*Source material*:
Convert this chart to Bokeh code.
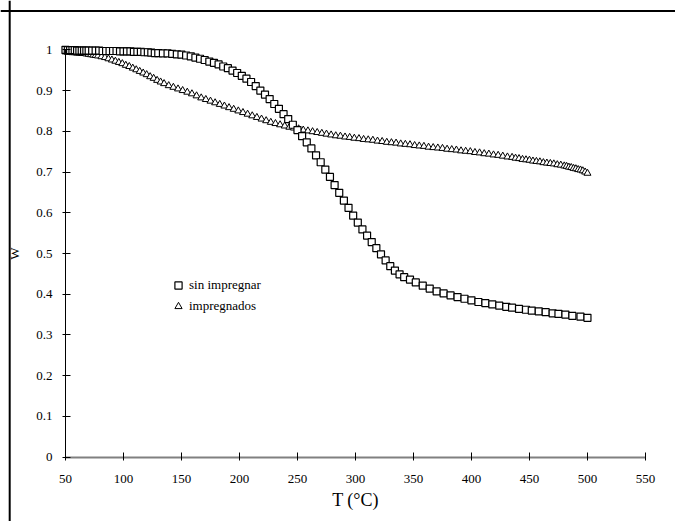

---

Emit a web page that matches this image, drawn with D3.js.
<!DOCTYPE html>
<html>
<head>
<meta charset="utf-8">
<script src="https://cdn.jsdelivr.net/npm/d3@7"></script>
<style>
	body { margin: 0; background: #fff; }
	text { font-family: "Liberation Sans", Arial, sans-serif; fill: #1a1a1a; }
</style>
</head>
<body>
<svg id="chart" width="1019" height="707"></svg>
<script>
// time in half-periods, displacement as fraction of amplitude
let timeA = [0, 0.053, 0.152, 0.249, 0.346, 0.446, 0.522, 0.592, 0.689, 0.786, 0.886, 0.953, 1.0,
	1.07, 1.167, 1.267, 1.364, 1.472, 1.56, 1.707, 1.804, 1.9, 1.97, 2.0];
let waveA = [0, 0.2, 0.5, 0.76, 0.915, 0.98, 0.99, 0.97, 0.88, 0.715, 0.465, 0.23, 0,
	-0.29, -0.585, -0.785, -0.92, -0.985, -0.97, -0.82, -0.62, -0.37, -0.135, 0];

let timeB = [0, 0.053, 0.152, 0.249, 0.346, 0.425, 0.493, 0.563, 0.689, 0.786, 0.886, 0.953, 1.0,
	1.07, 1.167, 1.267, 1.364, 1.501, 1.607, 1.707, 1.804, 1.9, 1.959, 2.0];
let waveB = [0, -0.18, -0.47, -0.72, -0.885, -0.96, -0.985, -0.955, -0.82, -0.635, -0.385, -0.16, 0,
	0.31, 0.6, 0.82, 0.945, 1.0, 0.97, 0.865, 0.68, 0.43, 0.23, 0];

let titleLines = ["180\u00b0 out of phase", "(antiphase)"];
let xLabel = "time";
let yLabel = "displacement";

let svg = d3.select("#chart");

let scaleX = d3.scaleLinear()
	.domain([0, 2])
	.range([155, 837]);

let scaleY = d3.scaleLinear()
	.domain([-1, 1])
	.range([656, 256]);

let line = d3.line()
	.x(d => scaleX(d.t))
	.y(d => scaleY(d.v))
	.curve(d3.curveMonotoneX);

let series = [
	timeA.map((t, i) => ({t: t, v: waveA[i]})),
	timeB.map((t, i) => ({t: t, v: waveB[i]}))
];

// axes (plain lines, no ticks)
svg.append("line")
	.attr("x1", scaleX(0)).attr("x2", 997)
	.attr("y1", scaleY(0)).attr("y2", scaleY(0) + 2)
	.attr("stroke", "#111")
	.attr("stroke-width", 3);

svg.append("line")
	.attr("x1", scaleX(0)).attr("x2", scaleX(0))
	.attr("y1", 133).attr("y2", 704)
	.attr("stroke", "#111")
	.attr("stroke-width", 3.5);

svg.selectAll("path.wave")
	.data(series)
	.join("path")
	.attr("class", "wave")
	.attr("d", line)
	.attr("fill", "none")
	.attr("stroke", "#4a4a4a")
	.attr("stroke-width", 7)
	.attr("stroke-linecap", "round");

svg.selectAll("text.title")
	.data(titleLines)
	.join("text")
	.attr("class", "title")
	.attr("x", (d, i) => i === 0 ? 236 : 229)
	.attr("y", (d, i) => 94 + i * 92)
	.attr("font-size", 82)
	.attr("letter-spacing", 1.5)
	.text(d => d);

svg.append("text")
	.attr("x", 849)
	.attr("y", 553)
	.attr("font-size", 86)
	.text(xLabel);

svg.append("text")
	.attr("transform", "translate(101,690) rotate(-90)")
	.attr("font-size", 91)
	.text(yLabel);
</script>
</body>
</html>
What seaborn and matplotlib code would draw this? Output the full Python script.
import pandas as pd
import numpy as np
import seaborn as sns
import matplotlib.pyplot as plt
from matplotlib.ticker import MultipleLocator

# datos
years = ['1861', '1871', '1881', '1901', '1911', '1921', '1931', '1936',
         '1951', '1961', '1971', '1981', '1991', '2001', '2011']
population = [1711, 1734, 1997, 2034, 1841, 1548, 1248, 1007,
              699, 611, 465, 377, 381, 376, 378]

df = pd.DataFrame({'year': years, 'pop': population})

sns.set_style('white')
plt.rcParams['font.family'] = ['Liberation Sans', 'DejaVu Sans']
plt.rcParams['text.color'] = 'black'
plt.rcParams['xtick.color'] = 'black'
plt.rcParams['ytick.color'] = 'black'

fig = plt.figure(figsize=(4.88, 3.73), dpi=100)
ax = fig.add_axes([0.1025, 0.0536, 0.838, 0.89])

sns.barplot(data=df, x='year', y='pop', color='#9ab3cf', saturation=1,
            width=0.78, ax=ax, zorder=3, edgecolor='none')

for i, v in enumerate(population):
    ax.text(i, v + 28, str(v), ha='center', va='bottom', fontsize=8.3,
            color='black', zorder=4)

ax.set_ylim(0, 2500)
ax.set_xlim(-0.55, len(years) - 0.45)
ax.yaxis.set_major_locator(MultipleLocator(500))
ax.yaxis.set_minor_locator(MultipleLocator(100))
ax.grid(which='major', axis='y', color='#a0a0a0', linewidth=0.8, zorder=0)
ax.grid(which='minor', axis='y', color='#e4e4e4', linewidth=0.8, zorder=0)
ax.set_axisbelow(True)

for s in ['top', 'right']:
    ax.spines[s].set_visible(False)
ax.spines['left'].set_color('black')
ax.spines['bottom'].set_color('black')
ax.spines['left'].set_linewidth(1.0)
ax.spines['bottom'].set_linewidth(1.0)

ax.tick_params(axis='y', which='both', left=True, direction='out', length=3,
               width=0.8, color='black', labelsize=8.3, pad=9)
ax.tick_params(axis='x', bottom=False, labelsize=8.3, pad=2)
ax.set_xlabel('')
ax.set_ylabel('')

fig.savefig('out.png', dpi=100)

==

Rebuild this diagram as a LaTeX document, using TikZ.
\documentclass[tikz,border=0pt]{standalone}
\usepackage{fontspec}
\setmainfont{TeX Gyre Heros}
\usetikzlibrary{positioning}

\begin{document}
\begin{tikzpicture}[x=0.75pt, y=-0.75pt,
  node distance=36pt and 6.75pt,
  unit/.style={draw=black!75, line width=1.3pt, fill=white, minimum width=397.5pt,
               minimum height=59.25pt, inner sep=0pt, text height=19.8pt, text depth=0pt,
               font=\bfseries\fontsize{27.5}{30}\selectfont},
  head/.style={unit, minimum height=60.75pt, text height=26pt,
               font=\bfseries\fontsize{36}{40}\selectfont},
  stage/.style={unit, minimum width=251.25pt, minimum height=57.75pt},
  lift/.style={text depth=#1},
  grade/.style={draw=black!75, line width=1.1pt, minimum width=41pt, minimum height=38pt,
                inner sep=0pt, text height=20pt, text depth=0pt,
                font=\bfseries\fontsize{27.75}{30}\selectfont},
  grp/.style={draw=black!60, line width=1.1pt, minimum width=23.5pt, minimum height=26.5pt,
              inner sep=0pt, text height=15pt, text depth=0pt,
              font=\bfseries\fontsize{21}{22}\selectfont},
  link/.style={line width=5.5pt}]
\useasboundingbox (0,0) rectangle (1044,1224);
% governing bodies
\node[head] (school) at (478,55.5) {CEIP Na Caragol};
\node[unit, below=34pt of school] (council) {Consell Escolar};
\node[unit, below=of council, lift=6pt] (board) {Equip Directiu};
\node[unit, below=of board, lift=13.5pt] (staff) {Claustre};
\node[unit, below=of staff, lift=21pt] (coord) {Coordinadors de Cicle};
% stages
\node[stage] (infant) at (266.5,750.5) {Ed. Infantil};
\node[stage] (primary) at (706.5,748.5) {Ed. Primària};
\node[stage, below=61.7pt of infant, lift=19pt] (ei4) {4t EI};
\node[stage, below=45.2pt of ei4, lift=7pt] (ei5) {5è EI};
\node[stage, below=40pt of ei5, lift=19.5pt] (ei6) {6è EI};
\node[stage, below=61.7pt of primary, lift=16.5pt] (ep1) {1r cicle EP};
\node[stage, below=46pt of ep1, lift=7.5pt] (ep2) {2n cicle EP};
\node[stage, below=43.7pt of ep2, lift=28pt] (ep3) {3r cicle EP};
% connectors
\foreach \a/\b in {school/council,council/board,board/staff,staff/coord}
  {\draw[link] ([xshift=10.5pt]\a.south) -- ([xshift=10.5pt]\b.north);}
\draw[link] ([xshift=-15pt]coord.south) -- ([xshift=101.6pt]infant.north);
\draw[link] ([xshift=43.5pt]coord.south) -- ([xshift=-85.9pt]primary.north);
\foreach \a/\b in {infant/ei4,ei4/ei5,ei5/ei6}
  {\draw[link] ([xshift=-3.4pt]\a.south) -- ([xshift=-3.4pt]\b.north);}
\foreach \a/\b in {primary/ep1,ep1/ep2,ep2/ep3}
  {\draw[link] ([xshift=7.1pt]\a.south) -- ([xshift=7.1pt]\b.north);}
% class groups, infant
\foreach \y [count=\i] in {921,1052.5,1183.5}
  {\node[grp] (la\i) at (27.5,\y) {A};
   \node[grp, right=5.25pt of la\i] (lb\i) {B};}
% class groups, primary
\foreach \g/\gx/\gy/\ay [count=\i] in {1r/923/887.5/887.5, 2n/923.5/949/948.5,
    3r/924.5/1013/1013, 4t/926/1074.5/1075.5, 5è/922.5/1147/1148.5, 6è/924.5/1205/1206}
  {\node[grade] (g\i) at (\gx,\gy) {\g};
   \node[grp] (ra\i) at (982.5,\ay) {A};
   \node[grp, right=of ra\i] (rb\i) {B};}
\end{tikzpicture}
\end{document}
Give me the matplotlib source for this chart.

*Set exercise*:
Only the lines from the one containing "What seaborn and" to the one containing "fig.savefig('out.png', dpi=100)" are to be printed, both ends included, exactly as written.

*Result for this task*:
What seaborn and matplotlib code would draw this? Output the full Python script.
import pandas as pd
import numpy as np
import seaborn as sns
import matplotlib.pyplot as plt
from matplotlib.ticker import MultipleLocator

# datos
years = ['1861', '1871', '1881', '1901', '1911', '1921', '1931', '1936',
         '1951', '1961', '1971', '1981', '1991', '2001', '2011']
population = [1711, 1734, 1997, 2034, 1841, 1548, 1248, 1007,
              699, 611, 465, 377, 381, 376, 378]

df = pd.DataFrame({'year': years, 'pop': population})

sns.set_style('white')
plt.rcParams['font.family'] = ['Liberation Sans', 'DejaVu Sans']
plt.rcParams['text.color'] = 'black'
plt.rcParams['xtick.color'] = 'black'
plt.rcParams['ytick.color'] = 'black'

fig = plt.figure(figsize=(4.88, 3.73), dpi=100)
ax = fig.add_axes([0.1025, 0.0536, 0.838, 0.89])

sns.barplot(data=df, x='year', y='pop', color='#9ab3cf', saturation=1,
            width=0.78, ax=ax, zorder=3, edgecolor='none')

for i, v in enumerate(population):
    ax.text(i, v + 28, str(v), ha='center', va='bottom', fontsize=8.3,
            color='black', zorder=4)

ax.set_ylim(0, 2500)
ax.set_xlim(-0.55, len(years) - 0.45)
ax.yaxis.set_major_locator(MultipleLocator(500))
ax.yaxis.set_minor_locator(MultipleLocator(100))
ax.grid(which='major', axis='y', color='#a0a0a0', linewidth=0.8, zorder=0)
ax.grid(which='minor', axis='y', color='#e4e4e4', linewidth=0.8, zorder=0)
ax.set_axisbelow(True)

for s in ['top', 'right']:
    ax.spines[s].set_visible(False)
ax.spines['left'].set_color('black')
ax.spines['bottom'].set_color('black')
ax.spines['left'].set_linewidth(1.0)
ax.spines['bottom'].set_linewidth(1.0)

ax.tick_params(axis='y', which='both', left=True, direction='out', length=3,
               width=0.8, color='black', labelsize=8.3, pad=9)
ax.tick_params(axis='x', bottom=False, labelsize=8.3, pad=2)
ax.set_xlabel('')
ax.set_ylabel('')

fig.savefig('out.png', dpi=100)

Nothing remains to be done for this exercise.